» Exercise
Copy nothing but the text: reproduce each line of the listing exactly and leave the pictures out.

------

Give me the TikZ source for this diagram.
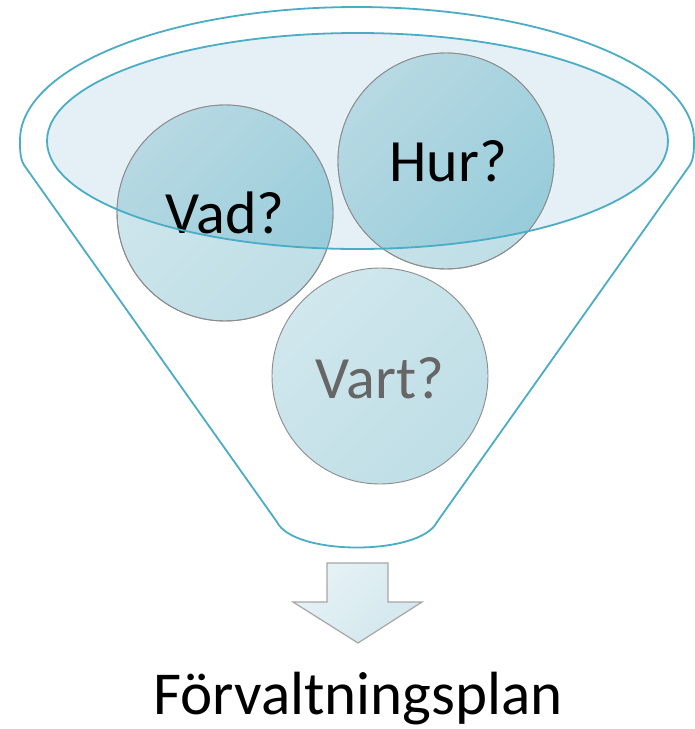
\documentclass[tikz,border=0pt]{standalone}
\usepackage{fontspec}
\setmainfont{Carlito}
\definecolor{funnelteal}{HTML}{4BACC6}
\definecolor{ellfill}{HTML}{E4F0F5}
\definecolor{outA}{HTML}{D0E7ED}
\definecolor{outB}{HTML}{BFDEE6}
\definecolor{inA}{HTML}{B7D9E3}
\definecolor{inB}{HTML}{97CCDA}
\definecolor{circgray}{HTML}{8C8C8C}
\definecolor{vartgray}{HTML}{666666}
\definecolor{arrA}{HTML}{E6F2F5}
\definecolor{arrB}{HTML}{D2E7ED}
\tikzset{
  funnelline/.style={draw=funnelteal, line width=1.8pt},
  qcircle/.style={circle, minimum size=216pt, inner sep=0pt, draw=circgray, line width=0.9pt,
    top color=outA, bottom color=outB, shading angle=45},
  circline/.style={draw=circgray, line width=0.9pt},
  qtext/.style={font=\fontsize{60}{72}\selectfont, text=black},
  arrowshape/.style={draw=gray!70, line width=1.2pt, top color=arrA, bottom color=arrB, shading angle=45},
}
\begin{document}
\begin{tikzpicture}[x=1pt,y=-1pt]
\useasboundingbox (0,0) rectangle (695,729);

% outer funnel
\draw[funnelline] (277,522) -- (24,165) .. controls (20,158) and (20,150) .. (20,140)
  -- plot[smooth, domain=180:360, samples=61] ({357+337*cos(\x)},{140+133*sin(\x)})
  .. controls (694,150) and (694,158) .. (690,165) -- (437,522)
  .. controls (420,556) and (294,556) .. (277,522) -- cycle;

% inner ellipse fill
\fill[ellfill] (357.5,141) ellipse [x radius=310.5, y radius=108];

% circles
\node[qcircle] (vart) at (380,376) {};
\node[qcircle] (vad) at (225,213) {};
\node[qcircle] (hur) at (446,161) {};

% darker parts inside the ellipse
\begin{scope}
  \clip (357.5,141) ellipse [x radius=310.5, y radius=108];
  \shade[top color=inA, bottom color=inB, shading angle=45] (vad.center) circle [radius=108];
  \shade[top color=inA, bottom color=inB, shading angle=45] (hur.center) circle [radius=108];
\end{scope}
\draw[circline] (vad.center) circle [radius=108];
\draw[circline] (hur.center) circle [radius=108];

% texts
\node[qtext] (vadt) at (vad.center) {Vad?};
\node[qtext] (hurt) at ([xshift=2pt]hur.center) {Hur?};
\node[qtext, text=vartgray] (vartt) at ([yshift=-2pt]vart.center) {Vart?};

% inner ellipse outline
\draw[funnelline] (357.5,141) ellipse [x radius=310.5, y radius=108];

% arrow
\path[arrowshape] (327,563) -- (388,563) -- (388,602) -- (422,602) -- (358,643)
  -- (293,602) -- (327,602) -- cycle;

% result text
\node[font=\fontsize{61}{73}\selectfont, anchor=base, inner sep=0pt] (plan) at (358,714) {Förvaltningsplan};
\end{tikzpicture}
\end{document}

------

» Answer for this exercise
Give me the TikZ source for this diagram.
\documentclass[tikz,border=0pt]{standalone}
\usepackage{fontspec}
\setmainfont{Carlito}
\definecolor{funnelteal}{HTML}{4BACC6}
\definecolor{ellfill}{HTML}{E4F0F5}
\definecolor{outA}{HTML}{D0E7ED}
\definecolor{outB}{HTML}{BFDEE6}
\definecolor{inA}{HTML}{B7D9E3}
\definecolor{inB}{HTML}{97CCDA}
\definecolor{circgray}{HTML}{8C8C8C}
\definecolor{vartgray}{HTML}{666666}
\definecolor{arrA}{HTML}{E6F2F5}
\definecolor{arrB}{HTML}{D2E7ED}
\tikzset{
  funnelline/.style={draw=funnelteal, line width=1.8pt},
  qcircle/.style={circle, minimum size=216pt, inner sep=0pt, draw=circgray, line width=0.9pt,
    top color=outA, bottom color=outB, shading angle=45},
  circline/.style={draw=circgray, line width=0.9pt},
  qtext/.style={font=\fontsize{60}{72}\selectfont, text=black},
  arrowshape/.style={draw=gray!70, line width=1.2pt, top color=arrA, bottom color=arrB, shading angle=45},
}
\begin{document}
\begin{tikzpicture}[x=1pt,y=-1pt]
\useasboundingbox (0,0) rectangle (695,729);

% outer funnel
\draw[funnelline] (277,522) -- (24,165) .. controls (20,158) and (20,150) .. (20,140)
  -- plot[smooth, domain=180:360, samples=61] ({357+337*cos(\x)},{140+133*sin(\x)})
  .. controls (694,150) and (694,158) .. (690,165) -- (437,522)
  .. controls (420,556) and (294,556) .. (277,522) -- cycle;

% inner ellipse fill
\fill[ellfill] (357.5,141) ellipse [x radius=310.5, y radius=108];

% circles
\node[qcircle] (vart) at (380,376) {};
\node[qcircle] (vad) at (225,213) {};
\node[qcircle] (hur) at (446,161) {};

% darker parts inside the ellipse
\begin{scope}
  \clip (357.5,141) ellipse [x radius=310.5, y radius=108];
  \shade[top color=inA, bottom color=inB, shading angle=45] (vad.center) circle [radius=108];
  \shade[top color=inA, bottom color=inB, shading angle=45] (hur.center) circle [radius=108];
\end{scope}
\draw[circline] (vad.center) circle [radius=108];
\draw[circline] (hur.center) circle [radius=108];

% texts
\node[qtext] (vadt) at (vad.center) {Vad?};
\node[qtext] (hurt) at ([xshift=2pt]hur.center) {Hur?};
\node[qtext, text=vartgray] (vartt) at ([yshift=-2pt]vart.center) {Vart?};

% inner ellipse outline
\draw[funnelline] (357.5,141) ellipse [x radius=310.5, y radius=108];

% arrow
\path[arrowshape] (327,563) -- (388,563) -- (388,602) -- (422,602) -- (358,643)
  -- (293,602) -- (327,602) -- cycle;

% result text
\node[font=\fontsize{61}{73}\selectfont, anchor=base, inner sep=0pt] (plan) at (358,714) {Förvaltningsplan};
\end{tikzpicture}
\end{document}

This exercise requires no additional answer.